Austin budgeting tips
- Keep emergency savings intact. Do not spend your last reserves on points.
- Consider opportunity cost. If you could invest that cash elsewhere, what return would you need to beat the mortgage savings?
- Look at total payment, not just principal and interest. Include property taxes, homeowner’s insurance, and any HOA dues in your monthly plan.
- Review rate locks. Make sure your lock window covers your closing timeline so your pricing does not change unexpectedly.
Your next step
If you want a lower mortgage payment and plan to stay in your Austin-area home long enough to reach break-even, buying points can be a smart move. If you expect to move or refinance sooner, keeping the cash in your pocket often wins. The key is getting clear quotes, running the numbers, and aligning the decision with your goals.

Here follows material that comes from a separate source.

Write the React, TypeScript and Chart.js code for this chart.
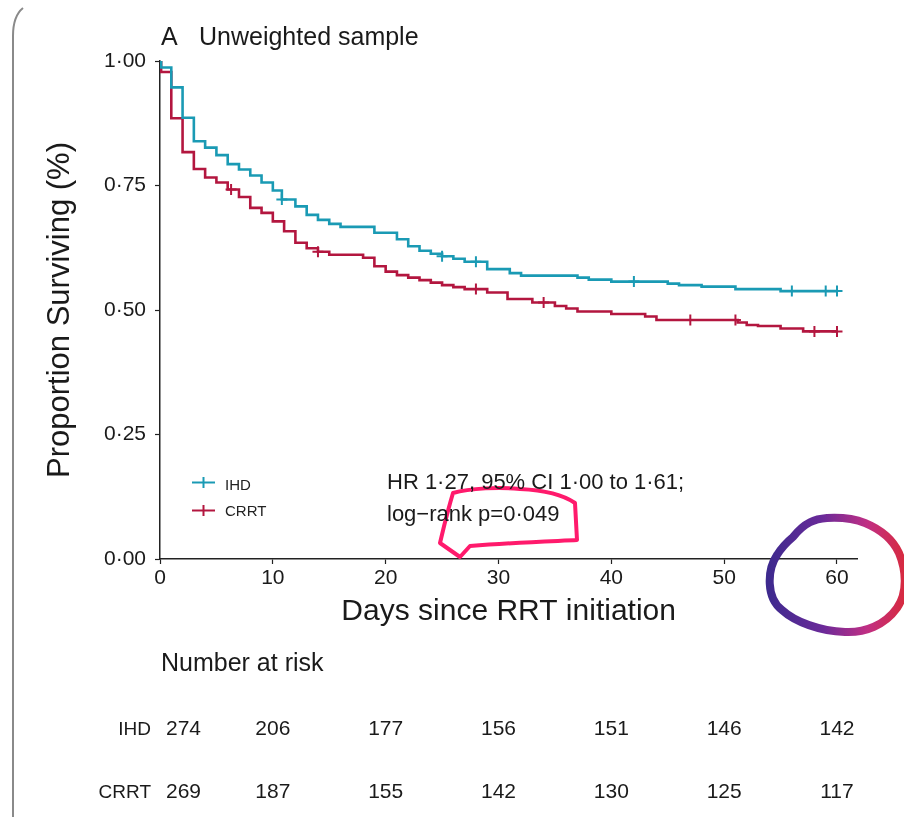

Ready to compare options line by line or negotiate seller credits toward your rate buy-down? Connect with Marion Lamantia for local guidance and a calm, numbers-first strategy tailored to your Austin purchase.
FAQs
What are mortgage discount points for Austin buyers?
- Discount points are upfront fees equal to a percentage of your loan that lower your interest rate and monthly principal and interest.
How do I calculate break-even on points?
- Divide the cost of points by the monthly principal and interest savings to get the number of months to recoup your upfront cost.
Are points tax deductible in Texas?
- Texas has no state income tax, but points on a primary home may be deductible at the federal level if IRS rules are met, so review Publication 936 and consult a tax pro.
Should I use APR to compare points offers?
- APR is useful for comparisons but assumes you keep the loan to maturity, so also run a break-even based on how long you expect to keep the loan.
Can sellers pay points in Travis County purchases?
- Yes, seller concessions can be applied to discount points subject to loan program limits and lender approval, so have your lender outline the options on your Loan Estimate.